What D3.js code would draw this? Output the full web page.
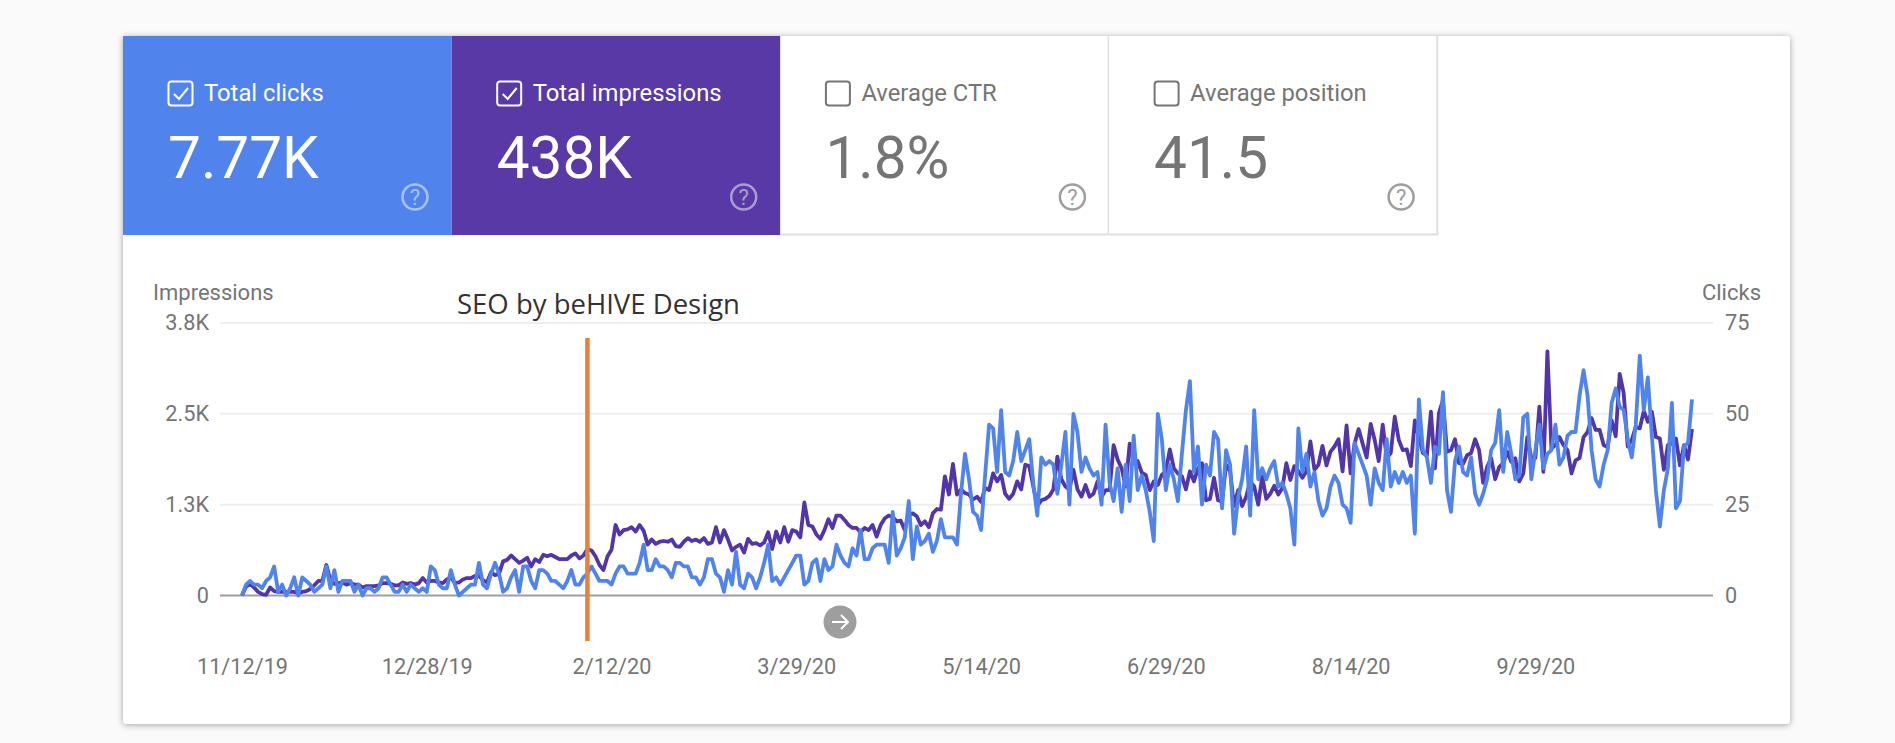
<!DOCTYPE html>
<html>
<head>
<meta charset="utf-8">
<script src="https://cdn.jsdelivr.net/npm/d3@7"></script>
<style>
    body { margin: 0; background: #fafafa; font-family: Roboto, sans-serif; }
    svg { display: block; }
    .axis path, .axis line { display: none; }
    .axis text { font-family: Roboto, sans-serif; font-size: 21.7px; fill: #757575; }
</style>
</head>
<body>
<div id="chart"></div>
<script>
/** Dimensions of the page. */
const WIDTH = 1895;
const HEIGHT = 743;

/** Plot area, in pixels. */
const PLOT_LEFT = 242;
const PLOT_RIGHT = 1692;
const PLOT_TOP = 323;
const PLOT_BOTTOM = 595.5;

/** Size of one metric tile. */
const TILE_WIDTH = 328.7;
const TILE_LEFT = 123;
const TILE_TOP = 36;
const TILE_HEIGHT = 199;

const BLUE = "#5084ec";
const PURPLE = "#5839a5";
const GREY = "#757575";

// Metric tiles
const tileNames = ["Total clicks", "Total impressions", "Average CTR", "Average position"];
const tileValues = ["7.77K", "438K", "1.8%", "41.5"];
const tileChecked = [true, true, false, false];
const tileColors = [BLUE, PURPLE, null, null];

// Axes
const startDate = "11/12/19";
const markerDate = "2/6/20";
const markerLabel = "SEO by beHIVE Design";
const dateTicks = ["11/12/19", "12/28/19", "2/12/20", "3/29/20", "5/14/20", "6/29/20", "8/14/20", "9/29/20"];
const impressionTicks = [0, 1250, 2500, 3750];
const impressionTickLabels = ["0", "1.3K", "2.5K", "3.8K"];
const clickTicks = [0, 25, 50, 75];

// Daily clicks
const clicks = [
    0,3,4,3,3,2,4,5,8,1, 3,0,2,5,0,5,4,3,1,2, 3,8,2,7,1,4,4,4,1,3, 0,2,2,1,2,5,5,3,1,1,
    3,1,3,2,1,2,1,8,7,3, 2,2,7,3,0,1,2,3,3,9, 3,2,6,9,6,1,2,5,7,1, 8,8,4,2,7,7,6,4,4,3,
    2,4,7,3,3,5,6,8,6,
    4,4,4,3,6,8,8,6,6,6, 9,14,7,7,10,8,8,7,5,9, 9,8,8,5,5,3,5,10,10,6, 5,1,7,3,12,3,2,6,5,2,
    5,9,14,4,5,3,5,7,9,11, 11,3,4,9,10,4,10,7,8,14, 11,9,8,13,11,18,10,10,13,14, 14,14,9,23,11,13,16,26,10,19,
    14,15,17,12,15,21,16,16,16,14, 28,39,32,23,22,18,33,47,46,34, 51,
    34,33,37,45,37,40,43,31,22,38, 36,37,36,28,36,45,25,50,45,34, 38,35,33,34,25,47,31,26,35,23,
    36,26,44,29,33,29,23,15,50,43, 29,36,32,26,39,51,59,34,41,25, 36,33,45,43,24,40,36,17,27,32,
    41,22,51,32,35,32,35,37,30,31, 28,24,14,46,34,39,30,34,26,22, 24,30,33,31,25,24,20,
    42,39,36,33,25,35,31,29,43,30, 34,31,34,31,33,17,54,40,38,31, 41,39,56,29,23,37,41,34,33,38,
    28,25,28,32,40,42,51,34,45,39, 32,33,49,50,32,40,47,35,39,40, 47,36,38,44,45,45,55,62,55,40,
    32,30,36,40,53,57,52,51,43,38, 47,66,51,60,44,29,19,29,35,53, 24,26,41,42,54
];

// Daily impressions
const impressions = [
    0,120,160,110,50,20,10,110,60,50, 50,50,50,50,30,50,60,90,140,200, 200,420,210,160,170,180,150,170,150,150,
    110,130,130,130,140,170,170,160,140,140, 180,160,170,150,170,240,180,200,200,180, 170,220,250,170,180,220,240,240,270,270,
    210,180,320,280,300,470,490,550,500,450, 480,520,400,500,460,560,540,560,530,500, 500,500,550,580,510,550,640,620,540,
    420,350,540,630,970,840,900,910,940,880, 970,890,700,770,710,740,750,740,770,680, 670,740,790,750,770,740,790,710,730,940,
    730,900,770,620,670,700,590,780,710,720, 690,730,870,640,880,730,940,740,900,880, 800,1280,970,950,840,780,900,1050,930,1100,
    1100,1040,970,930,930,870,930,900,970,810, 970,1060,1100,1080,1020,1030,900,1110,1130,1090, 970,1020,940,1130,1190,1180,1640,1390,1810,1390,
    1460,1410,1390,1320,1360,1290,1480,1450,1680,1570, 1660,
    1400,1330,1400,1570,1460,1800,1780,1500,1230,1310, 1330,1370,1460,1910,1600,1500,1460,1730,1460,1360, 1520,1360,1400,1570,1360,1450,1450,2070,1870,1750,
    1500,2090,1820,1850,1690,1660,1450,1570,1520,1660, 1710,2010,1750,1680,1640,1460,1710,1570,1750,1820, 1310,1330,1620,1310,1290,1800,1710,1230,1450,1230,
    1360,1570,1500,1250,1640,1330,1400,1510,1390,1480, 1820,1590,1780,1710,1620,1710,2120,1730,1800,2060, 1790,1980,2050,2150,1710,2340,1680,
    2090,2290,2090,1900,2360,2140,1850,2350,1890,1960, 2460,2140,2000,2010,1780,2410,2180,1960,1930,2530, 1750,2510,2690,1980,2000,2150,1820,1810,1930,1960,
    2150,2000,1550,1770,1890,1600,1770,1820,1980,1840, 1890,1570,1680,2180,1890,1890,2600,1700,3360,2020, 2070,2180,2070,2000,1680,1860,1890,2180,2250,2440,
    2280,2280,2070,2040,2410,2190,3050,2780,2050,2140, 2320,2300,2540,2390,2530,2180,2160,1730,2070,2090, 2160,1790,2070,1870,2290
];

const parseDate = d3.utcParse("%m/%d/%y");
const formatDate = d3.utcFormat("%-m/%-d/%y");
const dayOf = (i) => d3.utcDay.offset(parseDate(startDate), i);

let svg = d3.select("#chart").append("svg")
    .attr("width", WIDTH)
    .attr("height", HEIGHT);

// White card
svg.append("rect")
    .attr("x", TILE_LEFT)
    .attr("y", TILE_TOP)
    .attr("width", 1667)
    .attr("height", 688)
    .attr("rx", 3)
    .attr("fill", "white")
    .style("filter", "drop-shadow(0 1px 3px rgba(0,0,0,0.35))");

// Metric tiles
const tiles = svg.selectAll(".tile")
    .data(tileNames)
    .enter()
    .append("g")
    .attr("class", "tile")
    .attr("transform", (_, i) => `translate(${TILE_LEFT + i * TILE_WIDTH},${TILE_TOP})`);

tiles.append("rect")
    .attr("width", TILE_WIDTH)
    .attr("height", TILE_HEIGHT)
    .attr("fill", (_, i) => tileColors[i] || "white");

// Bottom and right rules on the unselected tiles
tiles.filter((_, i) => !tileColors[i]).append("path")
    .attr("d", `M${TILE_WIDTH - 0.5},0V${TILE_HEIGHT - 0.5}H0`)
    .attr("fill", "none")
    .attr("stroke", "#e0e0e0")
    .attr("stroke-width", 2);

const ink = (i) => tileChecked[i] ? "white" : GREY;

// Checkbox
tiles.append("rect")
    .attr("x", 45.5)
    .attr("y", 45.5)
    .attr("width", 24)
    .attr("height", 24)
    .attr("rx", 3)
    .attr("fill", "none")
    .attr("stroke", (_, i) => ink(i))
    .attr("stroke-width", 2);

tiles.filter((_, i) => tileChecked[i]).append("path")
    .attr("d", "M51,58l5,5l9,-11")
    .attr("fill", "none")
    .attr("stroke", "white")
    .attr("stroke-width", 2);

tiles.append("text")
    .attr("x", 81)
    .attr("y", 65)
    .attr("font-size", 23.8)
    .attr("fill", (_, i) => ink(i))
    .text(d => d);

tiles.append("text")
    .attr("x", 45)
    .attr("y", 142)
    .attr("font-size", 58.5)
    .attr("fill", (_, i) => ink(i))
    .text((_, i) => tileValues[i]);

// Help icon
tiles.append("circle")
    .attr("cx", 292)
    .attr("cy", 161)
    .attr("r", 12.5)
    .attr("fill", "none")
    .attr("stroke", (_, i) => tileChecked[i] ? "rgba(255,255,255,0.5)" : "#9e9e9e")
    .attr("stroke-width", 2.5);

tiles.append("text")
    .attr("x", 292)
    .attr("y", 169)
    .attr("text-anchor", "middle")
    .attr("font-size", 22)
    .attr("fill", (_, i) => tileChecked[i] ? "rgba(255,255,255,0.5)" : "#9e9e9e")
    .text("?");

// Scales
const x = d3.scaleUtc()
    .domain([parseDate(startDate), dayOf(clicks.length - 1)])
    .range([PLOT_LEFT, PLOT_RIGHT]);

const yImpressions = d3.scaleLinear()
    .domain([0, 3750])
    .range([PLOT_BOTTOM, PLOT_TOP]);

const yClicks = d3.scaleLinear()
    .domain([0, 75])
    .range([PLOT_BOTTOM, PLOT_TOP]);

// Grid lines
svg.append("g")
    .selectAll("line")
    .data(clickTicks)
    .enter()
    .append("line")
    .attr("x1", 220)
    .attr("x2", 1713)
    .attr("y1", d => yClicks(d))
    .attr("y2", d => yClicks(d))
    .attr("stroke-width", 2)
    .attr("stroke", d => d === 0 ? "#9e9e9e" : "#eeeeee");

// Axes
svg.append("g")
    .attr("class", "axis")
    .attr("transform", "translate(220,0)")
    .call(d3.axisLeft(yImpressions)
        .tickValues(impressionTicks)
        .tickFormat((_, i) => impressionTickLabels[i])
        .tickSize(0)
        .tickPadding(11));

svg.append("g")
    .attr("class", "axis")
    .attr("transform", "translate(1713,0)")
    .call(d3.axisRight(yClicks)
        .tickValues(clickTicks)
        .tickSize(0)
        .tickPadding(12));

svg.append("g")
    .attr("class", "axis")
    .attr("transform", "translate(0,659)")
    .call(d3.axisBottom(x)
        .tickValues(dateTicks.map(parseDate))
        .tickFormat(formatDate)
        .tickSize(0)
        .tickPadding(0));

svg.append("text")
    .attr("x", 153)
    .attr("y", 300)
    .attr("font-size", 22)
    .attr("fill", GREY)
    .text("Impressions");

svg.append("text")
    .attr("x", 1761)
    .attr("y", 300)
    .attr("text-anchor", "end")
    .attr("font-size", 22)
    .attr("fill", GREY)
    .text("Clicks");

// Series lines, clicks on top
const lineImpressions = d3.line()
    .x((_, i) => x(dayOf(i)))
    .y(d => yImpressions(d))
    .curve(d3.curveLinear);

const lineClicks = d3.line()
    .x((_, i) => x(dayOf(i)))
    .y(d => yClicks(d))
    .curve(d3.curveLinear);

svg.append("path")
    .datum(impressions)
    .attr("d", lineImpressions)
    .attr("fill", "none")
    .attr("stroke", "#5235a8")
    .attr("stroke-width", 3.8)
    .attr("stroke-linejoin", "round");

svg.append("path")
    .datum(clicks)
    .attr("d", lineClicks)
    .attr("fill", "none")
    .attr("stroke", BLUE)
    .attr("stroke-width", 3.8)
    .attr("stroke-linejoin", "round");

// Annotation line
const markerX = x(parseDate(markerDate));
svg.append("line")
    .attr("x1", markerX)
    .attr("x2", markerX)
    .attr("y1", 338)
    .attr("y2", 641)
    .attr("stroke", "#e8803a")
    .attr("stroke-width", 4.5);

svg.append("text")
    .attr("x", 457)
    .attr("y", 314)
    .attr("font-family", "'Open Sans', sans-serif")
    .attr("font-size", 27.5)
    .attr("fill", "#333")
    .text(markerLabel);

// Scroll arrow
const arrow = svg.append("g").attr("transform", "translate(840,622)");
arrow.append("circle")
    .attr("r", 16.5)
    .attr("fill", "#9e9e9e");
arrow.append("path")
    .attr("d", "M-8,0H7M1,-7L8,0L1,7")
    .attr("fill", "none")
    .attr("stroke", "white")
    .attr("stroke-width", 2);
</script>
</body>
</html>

###

• Stated task:
State only the count of lines above that hold the string "page".

• Problem solution:
2